Drop the images; return everything else in the listing below exactly.

═════ Source material ═════

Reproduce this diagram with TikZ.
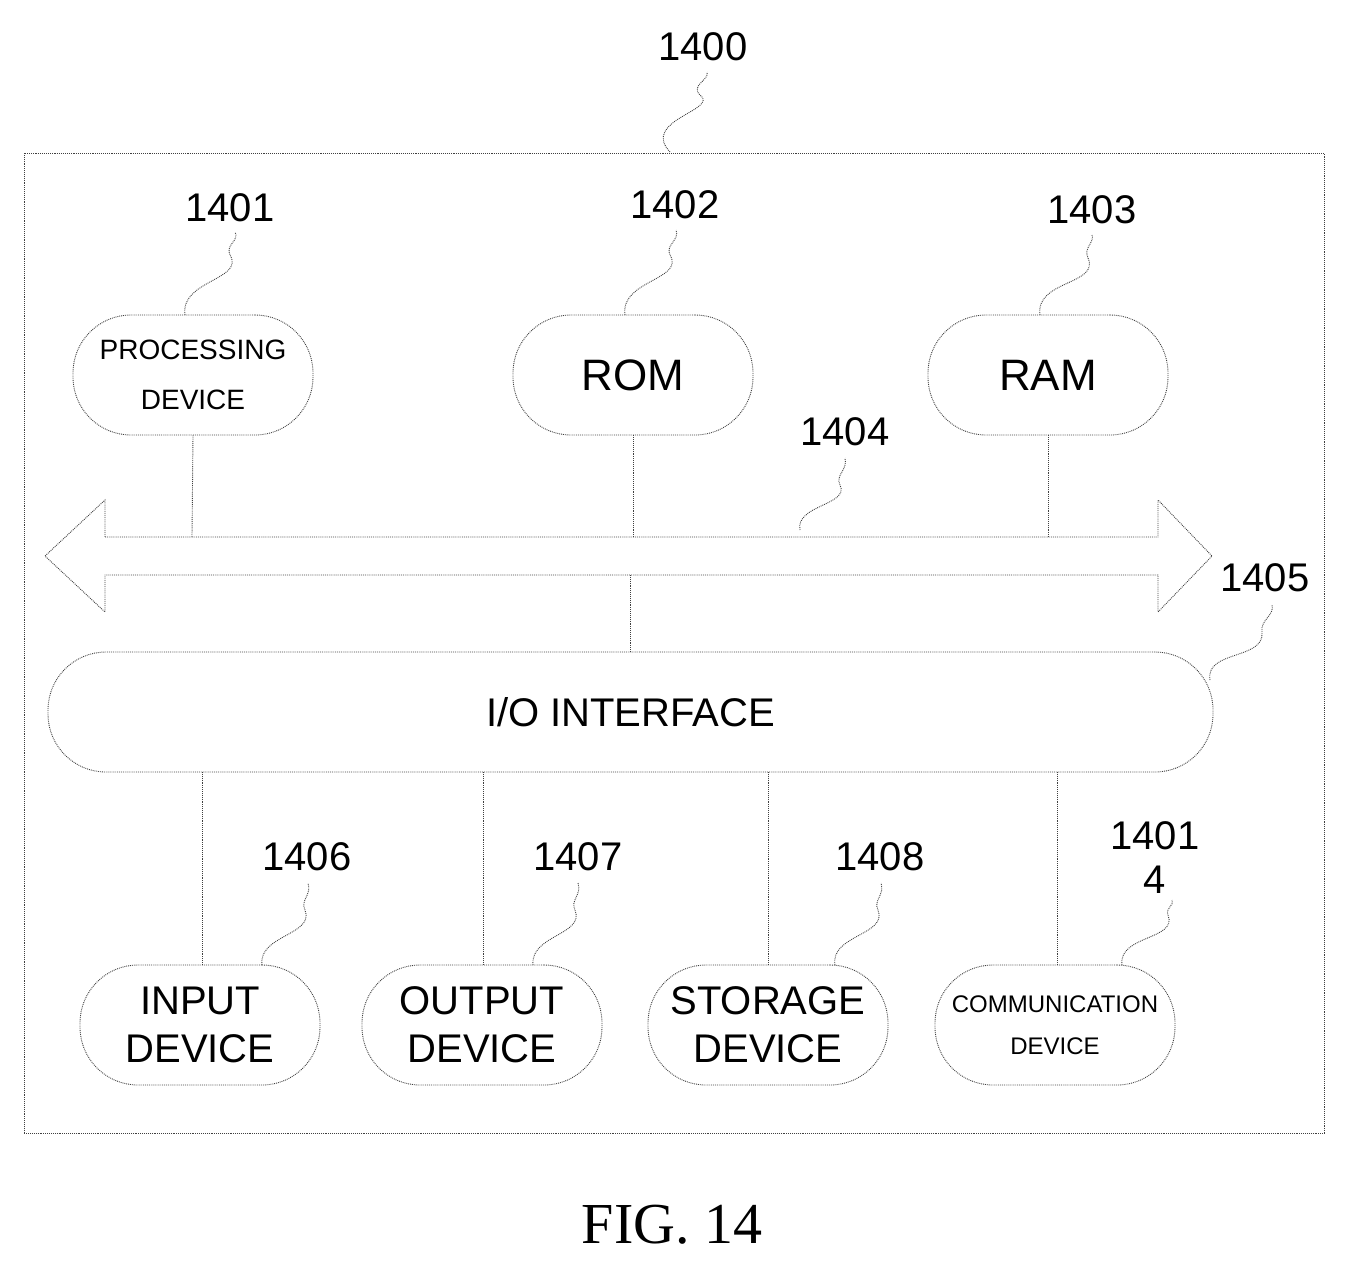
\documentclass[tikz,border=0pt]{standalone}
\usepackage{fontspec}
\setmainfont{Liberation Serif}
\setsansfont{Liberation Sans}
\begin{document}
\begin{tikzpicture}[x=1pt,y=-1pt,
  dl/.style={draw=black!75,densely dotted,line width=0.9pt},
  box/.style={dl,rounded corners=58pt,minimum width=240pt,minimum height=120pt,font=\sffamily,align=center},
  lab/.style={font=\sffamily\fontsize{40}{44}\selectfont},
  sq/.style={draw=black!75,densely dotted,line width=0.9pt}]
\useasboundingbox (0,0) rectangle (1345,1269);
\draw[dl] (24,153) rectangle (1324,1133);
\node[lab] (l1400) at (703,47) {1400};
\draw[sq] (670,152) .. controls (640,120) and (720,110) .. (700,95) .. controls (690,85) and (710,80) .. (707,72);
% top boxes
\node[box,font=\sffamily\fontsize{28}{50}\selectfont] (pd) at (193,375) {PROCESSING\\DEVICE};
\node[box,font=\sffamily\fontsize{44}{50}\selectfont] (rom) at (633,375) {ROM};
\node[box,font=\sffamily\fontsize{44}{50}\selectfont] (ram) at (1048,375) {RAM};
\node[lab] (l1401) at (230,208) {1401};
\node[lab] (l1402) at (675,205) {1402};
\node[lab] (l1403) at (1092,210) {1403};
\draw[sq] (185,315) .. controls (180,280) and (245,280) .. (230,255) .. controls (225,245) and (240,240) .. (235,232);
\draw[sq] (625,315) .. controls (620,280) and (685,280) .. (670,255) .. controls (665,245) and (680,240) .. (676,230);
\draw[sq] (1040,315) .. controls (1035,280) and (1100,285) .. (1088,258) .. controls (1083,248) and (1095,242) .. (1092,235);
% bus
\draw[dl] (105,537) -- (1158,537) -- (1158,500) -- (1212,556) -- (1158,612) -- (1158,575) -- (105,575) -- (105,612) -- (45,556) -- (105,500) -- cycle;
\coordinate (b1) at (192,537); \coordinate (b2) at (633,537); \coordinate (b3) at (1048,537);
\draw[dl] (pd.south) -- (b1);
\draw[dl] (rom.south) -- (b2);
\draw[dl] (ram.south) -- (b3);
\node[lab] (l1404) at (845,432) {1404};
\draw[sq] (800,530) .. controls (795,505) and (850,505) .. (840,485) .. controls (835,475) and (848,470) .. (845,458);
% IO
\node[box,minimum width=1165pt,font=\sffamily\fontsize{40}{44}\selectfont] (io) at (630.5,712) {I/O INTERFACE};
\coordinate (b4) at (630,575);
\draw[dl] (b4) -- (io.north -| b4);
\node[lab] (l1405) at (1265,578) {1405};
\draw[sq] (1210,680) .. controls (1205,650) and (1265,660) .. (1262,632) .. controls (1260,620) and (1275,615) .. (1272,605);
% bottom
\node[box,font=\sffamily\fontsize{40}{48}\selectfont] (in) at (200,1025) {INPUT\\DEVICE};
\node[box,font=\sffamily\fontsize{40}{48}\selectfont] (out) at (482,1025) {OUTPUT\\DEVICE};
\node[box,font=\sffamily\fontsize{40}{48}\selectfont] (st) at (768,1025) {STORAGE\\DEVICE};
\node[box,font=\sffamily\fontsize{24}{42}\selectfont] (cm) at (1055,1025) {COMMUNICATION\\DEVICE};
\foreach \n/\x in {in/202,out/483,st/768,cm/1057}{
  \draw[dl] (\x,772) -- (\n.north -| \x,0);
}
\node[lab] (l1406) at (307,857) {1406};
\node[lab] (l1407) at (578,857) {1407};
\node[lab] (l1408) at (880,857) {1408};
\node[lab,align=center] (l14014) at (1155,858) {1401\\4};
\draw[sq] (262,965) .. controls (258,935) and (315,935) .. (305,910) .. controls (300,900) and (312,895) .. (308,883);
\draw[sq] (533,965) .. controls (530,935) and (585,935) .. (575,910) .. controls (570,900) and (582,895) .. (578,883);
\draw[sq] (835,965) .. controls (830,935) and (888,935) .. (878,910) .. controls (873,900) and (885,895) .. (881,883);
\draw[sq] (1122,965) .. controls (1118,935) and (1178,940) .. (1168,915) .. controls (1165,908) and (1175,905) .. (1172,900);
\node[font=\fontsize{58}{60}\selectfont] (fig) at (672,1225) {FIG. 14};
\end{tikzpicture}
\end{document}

═════

- **Answer**:
Reproduce this diagram with TikZ.
\documentclass[tikz,border=0pt]{standalone}
\usepackage{fontspec}
\setmainfont{Liberation Serif}
\setsansfont{Liberation Sans}
\begin{document}
\begin{tikzpicture}[x=1pt,y=-1pt,
  dl/.style={draw=black!75,densely dotted,line width=0.9pt},
  box/.style={dl,rounded corners=58pt,minimum width=240pt,minimum height=120pt,font=\sffamily,align=center},
  lab/.style={font=\sffamily\fontsize{40}{44}\selectfont},
  sq/.style={draw=black!75,densely dotted,line width=0.9pt}]
\useasboundingbox (0,0) rectangle (1345,1269);
\draw[dl] (24,153) rectangle (1324,1133);
\node[lab] (l1400) at (703,47) {1400};
\draw[sq] (670,152) .. controls (640,120) and (720,110) .. (700,95) .. controls (690,85) and (710,80) .. (707,72);
% top boxes
\node[box,font=\sffamily\fontsize{28}{50}\selectfont] (pd) at (193,375) {PROCESSING\\DEVICE};
\node[box,font=\sffamily\fontsize{44}{50}\selectfont] (rom) at (633,375) {ROM};
\node[box,font=\sffamily\fontsize{44}{50}\selectfont] (ram) at (1048,375) {RAM};
\node[lab] (l1401) at (230,208) {1401};
\node[lab] (l1402) at (675,205) {1402};
\node[lab] (l1403) at (1092,210) {1403};
\draw[sq] (185,315) .. controls (180,280) and (245,280) .. (230,255) .. controls (225,245) and (240,240) .. (235,232);
\draw[sq] (625,315) .. controls (620,280) and (685,280) .. (670,255) .. controls (665,245) and (680,240) .. (676,230);
\draw[sq] (1040,315) .. controls (1035,280) and (1100,285) .. (1088,258) .. controls (1083,248) and (1095,242) .. (1092,235);
% bus
\draw[dl] (105,537) -- (1158,537) -- (1158,500) -- (1212,556) -- (1158,612) -- (1158,575) -- (105,575) -- (105,612) -- (45,556) -- (105,500) -- cycle;
\coordinate (b1) at (192,537); \coordinate (b2) at (633,537); \coordinate (b3) at (1048,537);
\draw[dl] (pd.south) -- (b1);
\draw[dl] (rom.south) -- (b2);
\draw[dl] (ram.south) -- (b3);
\node[lab] (l1404) at (845,432) {1404};
\draw[sq] (800,530) .. controls (795,505) and (850,505) .. (840,485) .. controls (835,475) and (848,470) .. (845,458);
% IO
\node[box,minimum width=1165pt,font=\sffamily\fontsize{40}{44}\selectfont] (io) at (630.5,712) {I/O INTERFACE};
\coordinate (b4) at (630,575);
\draw[dl] (b4) -- (io.north -| b4);
\node[lab] (l1405) at (1265,578) {1405};
\draw[sq] (1210,680) .. controls (1205,650) and (1265,660) .. (1262,632) .. controls (1260,620) and (1275,615) .. (1272,605);
% bottom
\node[box,font=\sffamily\fontsize{40}{48}\selectfont] (in) at (200,1025) {INPUT\\DEVICE};
\node[box,font=\sffamily\fontsize{40}{48}\selectfont] (out) at (482,1025) {OUTPUT\\DEVICE};
\node[box,font=\sffamily\fontsize{40}{48}\selectfont] (st) at (768,1025) {STORAGE\\DEVICE};
\node[box,font=\sffamily\fontsize{24}{42}\selectfont] (cm) at (1055,1025) {COMMUNICATION\\DEVICE};
\foreach \n/\x in {in/202,out/483,st/768,cm/1057}{
  \draw[dl] (\x,772) -- (\n.north -| \x,0);
}
\node[lab] (l1406) at (307,857) {1406};
\node[lab] (l1407) at (578,857) {1407};
\node[lab] (l1408) at (880,857) {1408};
\node[lab,align=center] (l14014) at (1155,858) {1401\\4};
\draw[sq] (262,965) .. controls (258,935) and (315,935) .. (305,910) .. controls (300,900) and (312,895) .. (308,883);
\draw[sq] (533,965) .. controls (530,935) and (585,935) .. (575,910) .. controls (570,900) and (582,895) .. (578,883);
\draw[sq] (835,965) .. controls (830,935) and (888,935) .. (878,910) .. controls (873,900) and (885,895) .. (881,883);
\draw[sq] (1122,965) .. controls (1118,935) and (1178,940) .. (1168,915) .. controls (1165,908) and (1175,905) .. (1172,900);
\node[font=\fontsize{58}{60}\selectfont] (fig) at (672,1225) {FIG. 14};
\end{tikzpicture}
\end{document}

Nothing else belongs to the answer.